On other occasions a cesarean is critical for the health and well-being of both the mother and the infant.

Jennifer, who was 34 when she became pregnant with her second son, had effaced (the membrane had thinned) on the upper side of the uterus. In addition, her son was in distress - there was meconium in the amniotic fluid and, despite her position, the baby's heart rate was decelerating on every contraction.

Due to similar complications, Jennifer had undergone a c-section with her first son, though she intended to have a vaginal birth after cesarean (VBAC) with her second. In light of her compromised uterus and the baby's distress, however, it was decided that a cesarean was the only way to birth her son and to save her life, since her uterus was in danger of rupturing.

There are several mitigating factors that figure into the rapid rise of cesarean sections, including:

Doctors' fear of lawsuits, or "defensive" cesareans;

Forced cesareans - (mothers being advised to have second and third-time cesareans, as well as undergoing cesareans for "failure to progress") when not otherwise medically indicated;

• A growing belief that c-sections are "safe";

• An increasing failure to support normal physiologic labor.

Throughout Block's book, doctors acknowledge that there exist pressure to perform c-sections to avoid malpractice suits, even when the procedure is not medically indicated. As one physician states: "You see the ultrasound and think maybe it's [the baby] too big, maybe we'll have shoulder dystocia, better do a cesarean. A lot of that is driven by fear of liability."

Over the last 10 years, the VBAC rate has fallen 67 percent, and studies indicate a 90 percent repeat cesarean rate in the United States. Women are having difficulty finding doctors who are willing to perform VBAC, even when it is medically indicated that a vaginal birth might be favorable.

It should be noted that a cesarean is considered major surgery, carrying substantial risk. Some of the most common concerns include maternal mortality (one in 2,500, as opposed to one in 10,000 for vaginal births), infection, the risk of blood clots and stroke.

As the situation becomes more complex, communication between women and their doctors must remain open. Experts suggest that expecting mothers write and assert a birthing plan. Two resources for this are can be found on-line at www.babyzone.com and http://childbirth.org.

The resources Childbirth Connection and Childbirth Solutions suggest that the mother, or the mother's partner, should not hesitate to ask doctors the following questions:

• "I don't understand what you're saying, please explain this to me."

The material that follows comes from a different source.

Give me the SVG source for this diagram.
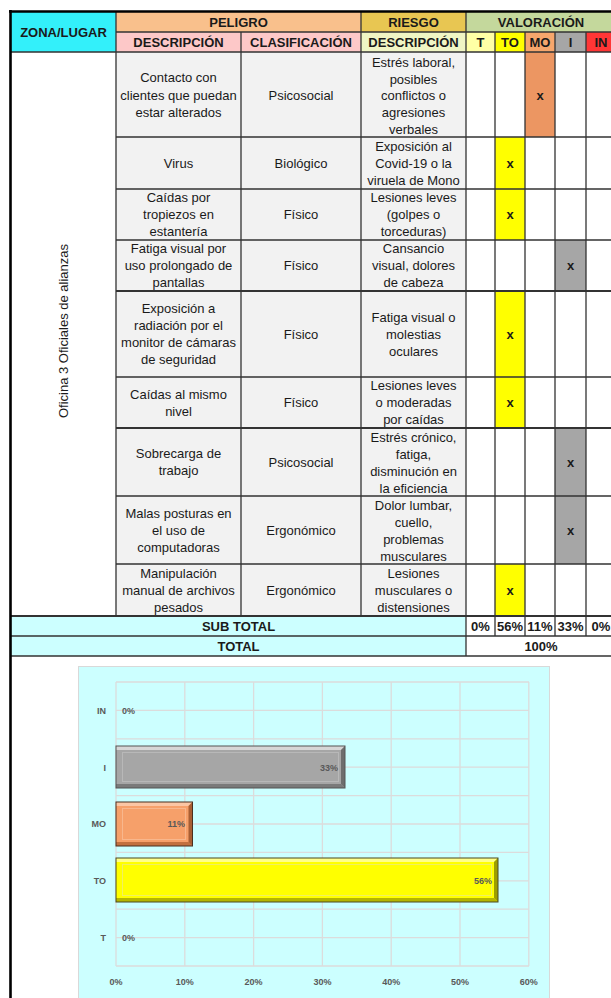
<svg xmlns="http://www.w3.org/2000/svg" width="611" height="998" viewBox="0 0 611 998">
<defs>
<style>
.t{font-family:"Liberation Sans",Arial,sans-serif;font-size:13px;fill:#1a1a1a;text-anchor:middle}
.b{font-weight:bold}
.gl{stroke:#333;stroke-width:1.3;fill:none}
.gt{stroke:#333;stroke-width:2;fill:none}
.c{font-family:"Liberation Sans",Arial,sans-serif;font-size:9px;font-weight:bold;fill:#595959}
.grid{stroke:#dcdcdc;stroke-width:1.3;fill:none}
</style>
</defs>
<rect width="611" height="998" fill="#ffffff"/>

<g id="table">
  <rect x="11" y="12" width="105" height="40" fill="#33F0FA"/>
  <rect x="116" y="12" width="245" height="20" fill="#F9C08C"/>
  <rect x="116" y="32" width="245" height="20" fill="#FDC8C8"/>
  <rect x="361" y="12" width="105" height="20" fill="#E8C652"/>
  <rect x="361" y="32" width="105" height="20" fill="#F0F5C4"/>
  <rect x="466" y="12" width="150" height="20" fill="#C4D89C"/>
  <rect x="466" y="32" width="29" height="20" fill="#FFFFA6"/>
  <rect x="495" y="32" width="30" height="20" fill="#FFFF00"/>
  <rect x="525" y="32" width="30" height="20" fill="#F6A66C"/>
  <rect x="555" y="32" width="31" height="20" fill="#A6A6A6"/>
  <rect x="586" y="32" width="30" height="20" fill="#FF3636"/>
  <rect x="116" y="52" width="350" height="564" fill="#F2F2F2"/>
  <rect x="525" y="52" width="30" height="85" fill="#EC9662"/>
  <rect x="495" y="137" width="30" height="103" fill="#FFFF00"/>
  <rect x="555" y="240" width="31" height="51" fill="#A6A6A6"/>
  <rect x="495" y="291" width="30" height="137" fill="#FFFF00"/>
  <rect x="555" y="428" width="31" height="136" fill="#A6A6A6"/>
  <rect x="495" y="564" width="30" height="52" fill="#FFFF00"/>
  <rect x="11" y="616" width="455" height="40" fill="#CCFFFF"/>

  <path class="gl" d="M116 32H616M11 52H616M116 137H616M116 189H616M116 240H616M116 564H616M116 377H616M116 496H616M11 636H616M11 656H611"/>
  <path class="gt" d="M116 291H616M116 428H616M11 616H616"/>
  <path class="gl" d="M116 12V616M241 32V616M361 12V616M466 12V656M495 32V636M525 32V636M555 32V636M586 32V636M616 12V656"/>
  <path d="M10.5 10V998M9 11.5H611" stroke="#000" stroke-width="2.6" fill="none"/>

  <text class="t b" x="63.5" y="36.5">ZONA/LUGAR</text>
  <text class="t b" x="238.5" y="26.5">PELIGRO</text>
  <text class="t b" x="413.5" y="26.5">RIESGO</text>
  <text class="t b" x="541" y="26.5">VALORACIÓN</text>
  <text class="t b" x="178.5" y="46.5">DESCRIPCIÓN</text>
  <text class="t b" x="301" y="46.5">CLASIFICACIÓN</text>
  <text class="t b" x="413.5" y="46.5">DESCRIPCIÓN</text>
  <text class="t b" x="480.5" y="46.5">T</text>
  <text class="t b" x="510" y="46.5">TO</text>
  <text class="t b" x="540" y="46.5">MO</text>
  <text class="t b" x="570.5" y="46.5">I</text>
  <text class="t b" x="601" y="46.5">IN</text>

  <text class="t" transform="translate(67.5 331) rotate(-90)">Oficina 3 Oficiales de alianzas</text>

  <text class="t" x="178.5" y="82">Contacto con</text>
  <text class="t" x="178.5" y="99.5">clientes que puedan</text>
  <text class="t" x="178.5" y="117">estar alterados</text>
  <text class="t" x="301" y="99.5">Psicosocial</text>
  <text class="t" x="413.5" y="66.5">Estrés laboral,</text>
  <text class="t" x="413.5" y="83.5">posibles</text>
  <text class="t" x="413.5" y="100">conflictos o</text>
  <text class="t" x="413.5" y="116.5">agresiones</text>
  <text class="t" x="413.5" y="133.5">verbales</text>
  <text class="t b" x="540" y="99.5">x</text>

  <text class="t" x="178.5" y="167.5">Virus</text>
  <text class="t" x="301" y="167.5">Biológico</text>
  <text class="t" x="413.5" y="150.5">Exposición al</text>
  <text class="t" x="413.5" y="167.5">Covid-19 o la</text>
  <text class="t" x="413.5" y="184.5">viruela de Mono</text>
  <text class="t b" x="510" y="167.5">x</text>

  <text class="t" x="178.5" y="201.5">Caídas por</text>
  <text class="t" x="178.5" y="218.5">tropiezos en</text>
  <text class="t" x="178.5" y="235.5">estantería</text>
  <text class="t" x="301" y="218.5">Físico</text>
  <text class="t" x="413.5" y="201.5">Lesiones leves</text>
  <text class="t" x="413.5" y="218.5">(golpes o</text>
  <text class="t" x="413.5" y="235.5">torceduras)</text>
  <text class="t b" x="510" y="218.5">x</text>

  <text class="t" x="178.5" y="252.5">Fatiga visual por</text>
  <text class="t" x="178.5" y="269.5">uso prolongado de</text>
  <text class="t" x="178.5" y="286.5">pantallas</text>
  <text class="t" x="301" y="269.5">Físico</text>
  <text class="t" x="413.5" y="252.5">Cansancio</text>
  <text class="t" x="413.5" y="269.5">visual, dolores</text>
  <text class="t" x="413.5" y="286.5">de cabeza</text>
  <text class="t b" x="570.5" y="269.5">x</text>

  <text class="t" x="178.5" y="312.5">Exposición a</text>
  <text class="t" x="178.5" y="329.5">radiación por el</text>
  <text class="t" x="178.5" y="346.5">monitor de cámaras</text>
  <text class="t" x="178.5" y="363.5">de seguridad</text>
  <text class="t" x="301" y="338.5">Físico</text>
  <text class="t" x="413.5" y="321.5">Fatiga visual o</text>
  <text class="t" x="413.5" y="338.5">molestias</text>
  <text class="t" x="413.5" y="355.5">oculares</text>
  <text class="t b" x="510" y="338.5">x</text>

  <text class="t" x="178.5" y="398.5">Caídas al mismo</text>
  <text class="t" x="178.5" y="415.5">nivel</text>
  <text class="t" x="301" y="406.5">Físico</text>
  <text class="t" x="413.5" y="389.5">Lesiones leves</text>
  <text class="t" x="413.5" y="406.5">o moderadas</text>
  <text class="t" x="413.5" y="423.5">por caídas</text>
  <text class="t b" x="510" y="406.5">x</text>

  <text class="t" x="178.5" y="457.5">Sobrecarga de</text>
  <text class="t" x="178.5" y="474.5">trabajo</text>
  <text class="t" x="301" y="466.5">Psicosocial</text>
  <text class="t" x="413.5" y="441.5">Estrés crónico,</text>
  <text class="t" x="413.5" y="458.5">fatiga,</text>
  <text class="t" x="413.5" y="475.5">disminución en</text>
  <text class="t" x="413.5" y="492.5">la eficiencia</text>
  <text class="t b" x="570.5" y="466.5">x</text>

  <text class="t" x="178.5" y="517.5">Malas posturas en</text>
  <text class="t" x="178.5" y="534.5">el uso de</text>
  <text class="t" x="178.5" y="551.5">computadoras</text>
  <text class="t" x="301" y="534.5">Ergonómico</text>
  <text class="t" x="413.5" y="509.5">Dolor lumbar,</text>
  <text class="t" x="413.5" y="526.5">cuello,</text>
  <text class="t" x="413.5" y="543.5">problemas</text>
  <text class="t" x="413.5" y="560.5">musculares</text>
  <text class="t b" x="570.5" y="534.5">x</text>

  <text class="t" x="178.5" y="577.5">Manipulación</text>
  <text class="t" x="178.5" y="594.5">manual de archivos</text>
  <text class="t" x="178.5" y="611.5">pesados</text>
  <text class="t" x="301" y="594.5">Ergonómico</text>
  <text class="t" x="413.5" y="577.5">Lesiones</text>
  <text class="t" x="413.5" y="594.5">musculares o</text>
  <text class="t" x="413.5" y="611.5">distensiones</text>
  <text class="t b" x="510" y="594.5">x</text>

  <text class="t b" x="238.5" y="630.5">SUB TOTAL</text>
  <text class="t b" x="480.5" y="630.5">0%</text>
  <text class="t b" x="510" y="630.5">56%</text>
  <text class="t b" x="540" y="630.5">11%</text>
  <text class="t b" x="570.5" y="630.5">33%</text>
  <text class="t b" x="601" y="630.5">0%</text>
  <text class="t b" x="238.5" y="650.5">TOTAL</text>
  <text class="t b" x="541" y="650.5">100%</text>
</g>

<g id="chart">
  <rect x="78.5" y="666.5" width="471" height="340" fill="#CCFFFF" stroke="#d9d9d9" stroke-width="1"/>
  <path class="grid" d="M116 682H529M116 710.4H529M116 738.8H529M116 767.2H529M116 795.6H529M116 824H529M116 852.4H529M116 880.8H529M116 909.2H529M116 937.6H529M116 966H529"/>
  <path class="grid" d="M116 682V966M184.8 682V966M253.6 682V966M322.4 682V966M391.2 682V966M460 682V966M528.8 682V966"/>

  <g id="bar-I">
    <rect x="116" y="746" width="229" height="42" fill="#A6A6A6"/>
    <polygon points="116,746 345,746 341,750 116,750" fill="#D6D6D6"/>
    <polygon points="116,788 345,788 341,784 116,784" fill="#7A7A7A"/>
    <polygon points="345,746 345,788 341,784 341,750" fill="#6E6E6E"/>
    <rect x="122.5" y="752.5" width="216" height="29" fill="none" stroke="#B8B8B8" stroke-width="1"/>
    <rect x="116" y="746" width="229" height="42" fill="none" stroke="#555" stroke-width="1"/>
  </g>
  <g id="bar-MO">
    <rect x="116" y="802" width="76.5" height="44" fill="#F6A06A"/>
    <polygon points="116,802 192.5,802 188.5,806 116,806" fill="#FBC6A4"/>
    <polygon points="116,846 192.5,846 188.5,842 116,842" fill="#C2703F"/>
    <polygon points="192.5,802 192.5,846 188.5,842 188.5,806" fill="#A85E33"/>
    <rect x="122.5" y="808.5" width="63" height="31" fill="none" stroke="#F8B78D" stroke-width="1"/>
    <rect x="116" y="802" width="76.5" height="44" fill="none" stroke="#4a3020" stroke-width="1"/>
  </g>
  <g id="bar-TO">
    <rect x="116" y="858" width="382" height="44" fill="#FFFF00"/>
    <polygon points="116,858 498,858 494,862 116,862" fill="#FFFF8A"/>
    <polygon points="116,902 498,902 494,898 116,898" fill="#B5B500"/>
    <polygon points="498,858 498,902 494,898 494,862" fill="#9E9E00"/>
    <rect x="122.5" y="864.5" width="369" height="31" fill="none" stroke="#F0F060" stroke-width="1"/>
    <rect x="116" y="858" width="382" height="44" fill="none" stroke="#4a4a20" stroke-width="1"/>
  </g>

  <text class="c" x="338" y="771" text-anchor="end">33%</text>
  <text class="c" x="185" y="827" text-anchor="end">11%</text>
  <text class="c" x="492" y="884" text-anchor="end">56%</text>
  <text class="c" x="122" y="714">0%</text>
  <text class="c" x="122" y="941">0%</text>

  <text class="c" x="106" y="714" text-anchor="end">IN</text>
  <text class="c" x="106" y="771" text-anchor="end">I</text>
  <text class="c" x="106" y="827" text-anchor="end">MO</text>
  <text class="c" x="106" y="884" text-anchor="end">TO</text>
  <text class="c" x="106" y="941" text-anchor="end">T</text>

  <text class="c" x="116" y="985" text-anchor="middle">0%</text>
  <text class="c" x="184.8" y="985" text-anchor="middle">10%</text>
  <text class="c" x="253.6" y="985" text-anchor="middle">20%</text>
  <text class="c" x="322.4" y="985" text-anchor="middle">30%</text>
  <text class="c" x="391.2" y="985" text-anchor="middle">40%</text>
  <text class="c" x="460" y="985" text-anchor="middle">50%</text>
  <text class="c" x="528.8" y="985" text-anchor="middle">60%</text>
</g>
</svg>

• "What could happen to me or my baby if I do that? Or if I don't?"

• "What are my other options?"

• "What will happen if I choose to do nothing?"

The reasons for cesarean rates climbing can be attributed to a number of possible factors that may be legally centered, convenience-based and/or indicated by a lack of interest in the lengthy nature of physiological birth. More than ever, this crisis demonstrates a need for women and their partners to come to the fore and assert their rights, so they make sure they receive the birth they intended.

As history shows, there will always be cesarean sections performed out of necessity; the procedure has proven to be a remarkable tool for saving the lives of both mother and infant. The goal, after all, is to ensure that either procedure is driven by medical necessity and not by convenience or systemic fear.